BOULDER – The divorce between Boulder and Xcel Energy Inc. took a step closer to reality Thursday, when Xcel Energy announced negotiations over the creation of a 200-megawatt wind farm that would supply up to 90 percent of the city’s electricity from renewable sources had reached an impasse.
Boulder and the utility company have been discussing the wind farm proposal for the past month after Xcel Energy offered it as a counterproposal to the plan the city is considering, which would create a municipal utility. The new utility would take over the grid from Xcel Energy through a negotiated purchase or through the eminent domain process.
Both sides agree the impasse comes after substantial progress was made on a proposal that could have kept Xcel Energy as Boulder’s power supplier, pending approval by Boulder voters in November.
“We literally had an agreement that was 99.9 percent negotiated,” said Paula Connelly, Xcel Energy’s lawyer and its chief negotiator with the city.
The cause of the breakdown, according to statements released by Xcel Energy and Boulder, was not directly related to the wind farm deal but rather whether voters would be able to consider a 20-year franchise agreement similar to the one City Council rejected in 2010.
That proposal would keep the city with Xcel Energy but not require it to build the wind farm. At least 30 percent of Boulder’s energy would come from renewable sources, per state regulations, but a Boulder-specific project would not be built.
The requirement that a franchise extension go on the ballot has always been a part of Xcel Energy’s proposal, even though most attention has been focused on the wind farm or the city’s studies of municipalization.
The decision to end negotiations came Tuesday, after Xcel Energy made clear it would not continue with the wind proposal without the other franchise agreement going on the ballot.
Boulder officials feel it would be fruitless to ask City Council to once again consider the franchise agreement, which the council rejected in 2010 and again unanimously opposed when asked in a recent public meeting by city attorney Tom Carr whether it had reconsidered.
“City Council has told us repeatedly they are not interested in a stand-alone franchise agreement,” Boulder spokesperson Sarah Huntley said.
Xcel Energy believes voters should be able to consider the franchise renewal without the wind project because it will be cheaper and many customers are cost conscious, Connelly said.
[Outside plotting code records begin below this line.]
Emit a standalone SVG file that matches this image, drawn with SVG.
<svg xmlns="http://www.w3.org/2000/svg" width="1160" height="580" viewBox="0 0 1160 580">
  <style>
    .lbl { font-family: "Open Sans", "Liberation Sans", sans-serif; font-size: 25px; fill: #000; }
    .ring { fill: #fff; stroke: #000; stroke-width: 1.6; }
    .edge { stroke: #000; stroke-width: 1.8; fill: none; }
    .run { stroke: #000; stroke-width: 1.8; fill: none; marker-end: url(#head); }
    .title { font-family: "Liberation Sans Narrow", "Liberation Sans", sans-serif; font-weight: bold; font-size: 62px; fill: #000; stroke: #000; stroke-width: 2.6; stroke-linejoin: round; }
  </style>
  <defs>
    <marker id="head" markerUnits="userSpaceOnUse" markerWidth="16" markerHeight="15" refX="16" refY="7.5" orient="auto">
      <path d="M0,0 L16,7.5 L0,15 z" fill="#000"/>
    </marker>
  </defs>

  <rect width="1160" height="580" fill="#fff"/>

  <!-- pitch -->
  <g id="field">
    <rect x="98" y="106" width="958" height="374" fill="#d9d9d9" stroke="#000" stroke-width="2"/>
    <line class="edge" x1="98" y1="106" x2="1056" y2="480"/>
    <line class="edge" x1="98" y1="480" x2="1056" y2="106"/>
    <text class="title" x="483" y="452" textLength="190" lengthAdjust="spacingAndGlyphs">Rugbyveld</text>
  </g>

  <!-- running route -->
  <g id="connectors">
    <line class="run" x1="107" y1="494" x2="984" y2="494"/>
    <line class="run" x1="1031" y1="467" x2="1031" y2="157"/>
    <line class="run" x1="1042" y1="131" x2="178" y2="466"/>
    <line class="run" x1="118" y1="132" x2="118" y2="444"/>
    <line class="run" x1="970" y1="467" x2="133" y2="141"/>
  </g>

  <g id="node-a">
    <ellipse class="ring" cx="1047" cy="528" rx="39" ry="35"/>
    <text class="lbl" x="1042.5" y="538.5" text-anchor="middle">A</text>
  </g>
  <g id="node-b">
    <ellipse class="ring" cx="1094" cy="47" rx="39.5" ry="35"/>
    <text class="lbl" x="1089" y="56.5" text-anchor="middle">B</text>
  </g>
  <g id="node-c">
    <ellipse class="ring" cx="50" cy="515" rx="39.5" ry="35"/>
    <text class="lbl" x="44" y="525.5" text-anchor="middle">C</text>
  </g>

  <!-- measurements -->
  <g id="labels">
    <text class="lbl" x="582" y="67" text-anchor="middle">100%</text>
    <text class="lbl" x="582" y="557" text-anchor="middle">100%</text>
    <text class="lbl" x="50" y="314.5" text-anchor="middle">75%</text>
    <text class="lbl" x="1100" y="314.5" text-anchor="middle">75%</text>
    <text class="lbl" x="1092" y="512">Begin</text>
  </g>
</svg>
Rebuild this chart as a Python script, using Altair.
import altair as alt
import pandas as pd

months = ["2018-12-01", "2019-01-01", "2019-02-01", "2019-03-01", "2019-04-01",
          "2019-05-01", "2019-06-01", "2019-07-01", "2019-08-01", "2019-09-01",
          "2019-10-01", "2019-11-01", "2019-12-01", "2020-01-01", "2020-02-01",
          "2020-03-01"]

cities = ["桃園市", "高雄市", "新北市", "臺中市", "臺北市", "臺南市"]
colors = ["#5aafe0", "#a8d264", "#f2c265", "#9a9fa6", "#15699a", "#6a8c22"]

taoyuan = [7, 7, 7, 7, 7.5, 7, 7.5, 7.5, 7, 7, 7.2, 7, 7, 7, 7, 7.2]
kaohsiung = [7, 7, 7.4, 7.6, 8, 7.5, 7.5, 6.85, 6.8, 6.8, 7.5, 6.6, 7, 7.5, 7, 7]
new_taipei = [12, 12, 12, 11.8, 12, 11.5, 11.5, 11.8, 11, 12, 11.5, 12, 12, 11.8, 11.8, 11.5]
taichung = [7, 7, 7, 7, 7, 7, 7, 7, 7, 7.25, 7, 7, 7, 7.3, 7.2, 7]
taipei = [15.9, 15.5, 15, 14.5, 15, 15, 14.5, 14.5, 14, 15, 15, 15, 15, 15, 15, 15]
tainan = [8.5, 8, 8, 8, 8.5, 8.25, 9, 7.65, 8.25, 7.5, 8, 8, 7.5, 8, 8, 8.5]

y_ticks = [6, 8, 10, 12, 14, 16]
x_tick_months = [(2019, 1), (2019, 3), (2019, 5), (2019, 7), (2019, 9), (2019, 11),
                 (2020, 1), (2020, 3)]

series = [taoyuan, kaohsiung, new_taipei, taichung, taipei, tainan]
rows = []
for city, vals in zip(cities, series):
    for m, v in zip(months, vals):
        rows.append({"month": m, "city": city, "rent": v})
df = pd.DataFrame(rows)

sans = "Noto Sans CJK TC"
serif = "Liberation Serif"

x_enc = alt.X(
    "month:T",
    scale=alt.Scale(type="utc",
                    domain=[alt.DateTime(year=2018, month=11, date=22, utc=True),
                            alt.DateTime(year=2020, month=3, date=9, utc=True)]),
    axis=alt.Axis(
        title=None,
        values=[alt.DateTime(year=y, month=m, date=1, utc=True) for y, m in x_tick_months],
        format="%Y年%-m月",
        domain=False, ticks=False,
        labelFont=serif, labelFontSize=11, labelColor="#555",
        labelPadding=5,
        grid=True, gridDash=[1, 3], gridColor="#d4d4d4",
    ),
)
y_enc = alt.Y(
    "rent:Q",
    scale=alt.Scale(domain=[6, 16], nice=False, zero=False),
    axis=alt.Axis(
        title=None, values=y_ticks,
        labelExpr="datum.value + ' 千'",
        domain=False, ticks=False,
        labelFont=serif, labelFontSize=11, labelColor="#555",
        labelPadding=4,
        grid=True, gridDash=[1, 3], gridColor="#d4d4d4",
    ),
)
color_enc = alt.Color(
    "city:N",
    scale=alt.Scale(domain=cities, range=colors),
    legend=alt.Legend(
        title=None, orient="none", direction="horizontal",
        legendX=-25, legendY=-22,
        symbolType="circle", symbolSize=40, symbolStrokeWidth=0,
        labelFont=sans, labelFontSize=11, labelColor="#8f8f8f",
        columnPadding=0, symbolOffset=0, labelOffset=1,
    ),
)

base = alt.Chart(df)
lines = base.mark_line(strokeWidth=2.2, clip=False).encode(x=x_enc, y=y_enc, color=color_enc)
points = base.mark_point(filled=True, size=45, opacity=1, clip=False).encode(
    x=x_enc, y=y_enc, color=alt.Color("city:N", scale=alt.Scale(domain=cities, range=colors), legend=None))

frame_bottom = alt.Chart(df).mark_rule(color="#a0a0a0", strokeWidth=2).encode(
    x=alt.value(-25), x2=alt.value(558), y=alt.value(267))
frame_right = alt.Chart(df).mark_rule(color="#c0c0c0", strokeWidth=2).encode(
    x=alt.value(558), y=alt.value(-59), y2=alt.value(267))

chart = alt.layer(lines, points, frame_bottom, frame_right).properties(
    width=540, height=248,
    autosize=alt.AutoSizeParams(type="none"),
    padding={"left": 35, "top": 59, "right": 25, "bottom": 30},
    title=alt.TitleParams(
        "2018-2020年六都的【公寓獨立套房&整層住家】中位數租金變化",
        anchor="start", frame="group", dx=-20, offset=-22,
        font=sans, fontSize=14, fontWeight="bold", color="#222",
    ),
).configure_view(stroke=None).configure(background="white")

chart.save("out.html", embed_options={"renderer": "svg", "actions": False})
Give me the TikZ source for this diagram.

The company also does not believe that a comparison between the plan with the 200-meggawatt wind project, which would raise rates an estimated $4 per month, and municipalization, which the city says might lead to lower rates, is fair.
If a city-owned utility is going to add more renewable energy to the mix, as Boulder officials have said it eventually would, rates will go up because renewable energy costs more than energy from fossil fuels, she said.
Boulder officials have stated repeatedly that their cost model is evolving and will be updated as additional information about the costs of municipalization emerges. They also have said that voter support for a municipalization ballot issue does not mean the city will create the utility. Council can abandon the plan if the cost is determined to be too high.
Negotiators on both sides said the talks were in good faith.
“We spent many hours at the table, and it was clear that all the parties were committed to trying to reach a mutually acceptable agreement,” Carr said in the statement released by the city. “I thank everyone for their participation, but sometimes there are problems for which there are no solutions. This appears to be an obstacle we could not overcome.”
“We worked through all of the very tough economic and feasibility questions,” Connelly said. “I guess each side hoped very strongly the other would change their mind.”
City Council will meet July 19 to discuss other power supply options and consider ballot language that would give the city the authority to pursue municipalization.